There were many ways to respond to this new challenge. You could lie, write that you read pages whatever to who-gives-a-shit, and copy something it took you twenty minutes to load up on dial-up AOL about the plot. You could pretend to be actively reading a book that you had actually read in an earlier grade, shrug your shoulders thoughtfully when the teacher asked if you'd consider reading a more difficult book. You could pick a book that looked way above your level so that you could do a cursory, sloppy job in the log book, falling back on the semi-truth that you were challenging yourself, so it was OK that you only read ten pages last week or that you're description always involved the phrase, "I'm not quite sure what's happening..."

It was through this third route that I discovered Richard Wright's Native Son. It was the perfect ruse; a stern, uninviting black cover, over five hundred pages in length, and filled with words no white suburban seventh grader would have any reason to understand. I borrowed it from the class shelf and settled in for a semester of faux-intellectual wrangling.

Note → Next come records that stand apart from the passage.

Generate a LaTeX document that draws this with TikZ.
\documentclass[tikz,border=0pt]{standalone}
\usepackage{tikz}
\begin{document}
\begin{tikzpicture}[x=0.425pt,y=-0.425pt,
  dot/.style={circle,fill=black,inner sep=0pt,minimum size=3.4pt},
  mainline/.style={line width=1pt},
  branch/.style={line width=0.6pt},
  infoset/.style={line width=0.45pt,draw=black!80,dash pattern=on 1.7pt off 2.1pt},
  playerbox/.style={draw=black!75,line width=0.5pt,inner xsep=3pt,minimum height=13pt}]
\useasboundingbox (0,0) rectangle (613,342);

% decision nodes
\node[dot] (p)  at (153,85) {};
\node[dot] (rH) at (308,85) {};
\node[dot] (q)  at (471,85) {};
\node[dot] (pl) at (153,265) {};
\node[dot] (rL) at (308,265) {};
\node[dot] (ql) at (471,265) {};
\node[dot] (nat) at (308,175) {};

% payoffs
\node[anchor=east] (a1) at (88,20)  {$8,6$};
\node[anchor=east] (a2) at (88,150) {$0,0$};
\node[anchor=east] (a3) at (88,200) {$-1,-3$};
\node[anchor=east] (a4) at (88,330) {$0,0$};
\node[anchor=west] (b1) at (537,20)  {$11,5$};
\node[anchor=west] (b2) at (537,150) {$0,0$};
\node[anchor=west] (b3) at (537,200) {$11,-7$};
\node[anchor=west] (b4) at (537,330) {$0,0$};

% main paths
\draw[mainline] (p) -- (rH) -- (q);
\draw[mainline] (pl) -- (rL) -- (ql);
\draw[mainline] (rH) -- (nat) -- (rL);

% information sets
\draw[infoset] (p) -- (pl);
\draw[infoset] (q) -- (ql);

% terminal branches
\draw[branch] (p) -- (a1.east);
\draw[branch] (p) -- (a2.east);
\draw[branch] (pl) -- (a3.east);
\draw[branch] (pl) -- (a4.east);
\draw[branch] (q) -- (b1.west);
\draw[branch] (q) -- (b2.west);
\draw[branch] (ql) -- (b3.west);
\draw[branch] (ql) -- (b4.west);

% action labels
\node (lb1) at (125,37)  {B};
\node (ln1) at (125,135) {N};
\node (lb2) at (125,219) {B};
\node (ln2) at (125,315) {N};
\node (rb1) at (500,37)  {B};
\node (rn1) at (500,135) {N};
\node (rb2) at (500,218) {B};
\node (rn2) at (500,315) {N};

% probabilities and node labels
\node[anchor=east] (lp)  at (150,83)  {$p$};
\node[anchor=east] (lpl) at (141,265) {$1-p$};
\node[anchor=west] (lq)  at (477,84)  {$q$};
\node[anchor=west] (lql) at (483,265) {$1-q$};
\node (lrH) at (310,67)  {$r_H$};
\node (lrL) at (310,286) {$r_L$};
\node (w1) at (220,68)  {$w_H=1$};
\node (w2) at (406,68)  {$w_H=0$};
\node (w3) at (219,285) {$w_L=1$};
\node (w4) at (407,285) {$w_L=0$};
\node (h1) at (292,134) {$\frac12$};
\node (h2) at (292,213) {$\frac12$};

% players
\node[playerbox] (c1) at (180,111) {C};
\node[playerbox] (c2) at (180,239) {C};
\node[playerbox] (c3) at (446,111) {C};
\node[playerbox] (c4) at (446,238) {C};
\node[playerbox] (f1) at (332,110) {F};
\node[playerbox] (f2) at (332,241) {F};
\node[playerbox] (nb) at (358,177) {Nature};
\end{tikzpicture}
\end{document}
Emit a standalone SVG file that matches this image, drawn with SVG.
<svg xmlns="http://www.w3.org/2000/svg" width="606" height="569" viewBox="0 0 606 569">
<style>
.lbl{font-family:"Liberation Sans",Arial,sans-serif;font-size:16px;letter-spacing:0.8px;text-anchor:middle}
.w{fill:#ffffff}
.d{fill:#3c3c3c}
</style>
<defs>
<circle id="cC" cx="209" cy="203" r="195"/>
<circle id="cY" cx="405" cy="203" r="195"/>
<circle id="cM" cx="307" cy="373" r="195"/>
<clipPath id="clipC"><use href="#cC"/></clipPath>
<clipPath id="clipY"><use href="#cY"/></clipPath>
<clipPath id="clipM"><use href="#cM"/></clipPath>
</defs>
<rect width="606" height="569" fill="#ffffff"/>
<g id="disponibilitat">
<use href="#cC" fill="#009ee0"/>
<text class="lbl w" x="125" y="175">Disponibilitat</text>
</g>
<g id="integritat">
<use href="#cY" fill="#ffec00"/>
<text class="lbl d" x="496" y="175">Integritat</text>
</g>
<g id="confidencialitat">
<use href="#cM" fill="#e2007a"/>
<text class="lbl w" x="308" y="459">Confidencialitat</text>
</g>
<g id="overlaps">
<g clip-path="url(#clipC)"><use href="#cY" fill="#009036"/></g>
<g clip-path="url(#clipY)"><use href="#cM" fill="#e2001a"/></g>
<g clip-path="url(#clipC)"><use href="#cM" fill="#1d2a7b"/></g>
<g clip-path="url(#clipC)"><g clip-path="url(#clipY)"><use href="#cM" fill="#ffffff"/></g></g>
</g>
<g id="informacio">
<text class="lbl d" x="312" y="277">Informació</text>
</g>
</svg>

I don't remember how long I went on like this; this lack of memory is probably testament to how little I thought of Wright or his giant book. All my basketball cards were alphabetized, I updated all the old rosters on my NBA Live '95 game to reflect all the off-season trades, I learned the finishing moves of every character in Mortal Kombat, I read the phrases "Knicks suck!" and "Yankees RULE!" in more chat rooms than I care to remember. Occasionally I would pick up Native Son and thumb through the pages. It seemed like a story about a black chauffeur working for a rich white family. I'd think of my rich classmates, and wondered if they had these kinds of people working for them. I'd put the book down and watched an episode of the Simpsons that I had seen five times.

Through it all, I buried the feeling that I was falling behind, that everyone else had made a seamless transition to independent reading. I was happy-go-lucky with my friends, got As and Bs in all my classes, and tried to present myself as the model embodiment of the student I knew deep down I was not.

The change came when Ed announced late one week that we were all required to move on to another book by the beginning of next week. After class, I asked him if I could get extra time because, you know, my book was so big! He said it had been clear at the beginning that we had a limited amount of time to read our book, and I should have been pacing myself or picked an easier read. He was not mean, he did not scold me. In fact, he told me that he allowed me to pick such an advanced book because he thought I could handle it. But it was time to complete the job, and that was that.

The tough thing about memory is that I often have trouble accessing specific details about times when I felt inadequate. I made every effort to avoid listening to my screaming conscious at the time, so it doesn't surprise me that I have no idea what I did on the Saturday afternoon before I was to complete Native Son. Maybe I went to Scotty's Music downtown and visited every listening station, even the country-western. Maybe my friend Jesse and I walked to the newsstand and snuck peeks at Playboy magazine when the cashier wasn't looking. Maybe I said, "Patrick Ewing SUXX you dont know what ur talkin bout!!" to KnicksRDaBomb2543.

Whatever happened during the daylight hours, my dad's insistence that I start tackling my homework before Sunday night led me to the leather chair in the study. And for the first time, I had an experience that I have replicated countless times in the years since; I forgot to check the time, forgot that I even had a body. I was reading.

It wasn't just the act of reading that shocked me; it was the story itself. Without giving away spoilers, I will say that Native Son is a story of how much of life is decided by circumstance and dumb luck, how a small misunderstanding and the fear of being misunderstood can conspire to create grave tragedy, how easy it is to lose everything even when you have almost nothing to begin with. Wright challenged everything I thought I knew about race, class, and power in America. On Saturday afternoon, I was a seventh grader who assumed I had no advantages, that people make it or not based on what kind of people they are, how hard they are willing to work, and whether or not they choose to be good or bad. On Saturday night, my view was so distorted and shattered that I cried for Bigger Thomas, the protagonist of the novel.

My reading of Native Son may be why I have spent my brief adult life working in urban public schools, trying to close the societal gap I first learned of on that Saturday night in seventh grade. I know that it's why I value questions over answers, why I'm always interested in hearing points of view that my limited personal experience doesn't touch upon. Native Son taught me to question everything I think I know. I'm glad I had enough nags in my life to force me to read it.

1 comment:

jasy blogs said...

your piece flows very well, and i enjoyed reading it very much.

i had hoped though for a longer discussion about your newfound interest in reading or your realization about the societal gap, or both. perhaps your paper was long enough and you didn't have to elaborate.